_TASK INSTRUCTIONS_. Using the listing below, give the number of lines where "this" appears, and nothing else.

_SUPPLIED MATERIAL_.
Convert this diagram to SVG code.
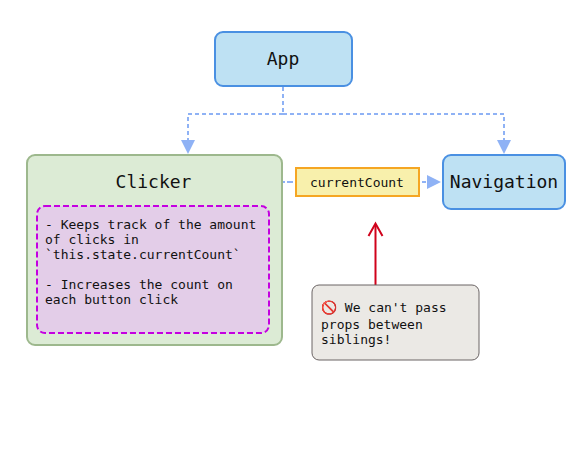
<svg xmlns="http://www.w3.org/2000/svg" width="577" height="466" viewBox="0 0 577 466">
<defs>
<style>
text{font-family:"DejaVu Sans Mono","Liberation Mono",monospace;fill:#111;white-space:pre}
.t18{font-size:18px;text-anchor:middle}
.t13{font-size:13px}
.blue{fill:#bee1f3;stroke:#4a90e2;stroke-width:2}
.dash{fill:none;stroke:#8fb2f5;stroke-width:2;stroke-dasharray:4 3}
.solid{stroke-dasharray:none}
.head{fill:#8fb2f5}
</style>
</defs>
<rect width="577" height="466" fill="#fff"/>
<g id="connectors">
<path class="dash" d="M283 87V114M283 114H188V141M283 114H504V141"/>
<path class="head" d="M181 140H195L188 154Z"/>
<path class="head" d="M497 140H511L504 154Z"/>
<path class="dash solid" d="M283 182H285M287 182H293"/>
<path class="dash solid" d="M422 182H426"/>
<path class="head" d="M427 175L441 182L427 189Z"/>
<path d="M375.500 285V225" fill="none" stroke="#d0021b" stroke-width="2"/>
<path d="M368.500 236L375.500 223.500L382.500 236" fill="none" stroke="#d0021b" stroke-width="2"/>
</g>
<g id="app">
<rect class="blue" x="215" y="32" width="137" height="54" rx="8"/>
<text class="t18" x="283" y="65">App</text>
</g>
<g id="clicker">
<rect x="27" y="155" width="255" height="190" rx="8" fill="#dcebd5" stroke="#9db88d" stroke-width="2"/>
<text class="t18" x="153.500" y="188">Clicker</text>
<rect x="37" y="206" width="232" height="127" rx="8" fill="#e3cde8" stroke="#c400e0" stroke-width="2" stroke-dasharray="6 3"/>
<text class="t13" x="45" y="229">- Keeps track of the amount</text>
<text class="t13" x="45" y="244">of clicks in</text>
<text class="t13" x="45" y="259">`this.state.currentCount`</text>
<text class="t13" x="45" y="289">- Increases the count on</text>
<text class="t13" x="45" y="304">each button click</text>
</g>
<g id="currentCount">
<rect x="296" y="168" width="123" height="28" fill="#f8f0ac" stroke="#f5a623" stroke-width="2"/>
<text class="t13" x="357" y="187" text-anchor="middle">currentCount</text>
</g>
<g id="navigation">
<rect class="blue" x="443" y="155" width="122" height="54" rx="8"/>
<text class="t18" x="504" y="188">Navigation</text>
</g>
<g id="note">
<rect x="312" y="285" width="167" height="75" rx="7" fill="#ebe9e5" stroke="#6b6464" stroke-width="1"/>
<text class="t13" x="321" y="312"><tspan fill="#d9362b" stroke="#d9362b" stroke-width="0.8">🚫</tspan> We can't pass</text>
<text class="t13" x="321" y="329">props between</text>
<text class="t13" x="321" y="344">siblings!</text>
</g>
</svg>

_EXERCISE ANSWER_. 2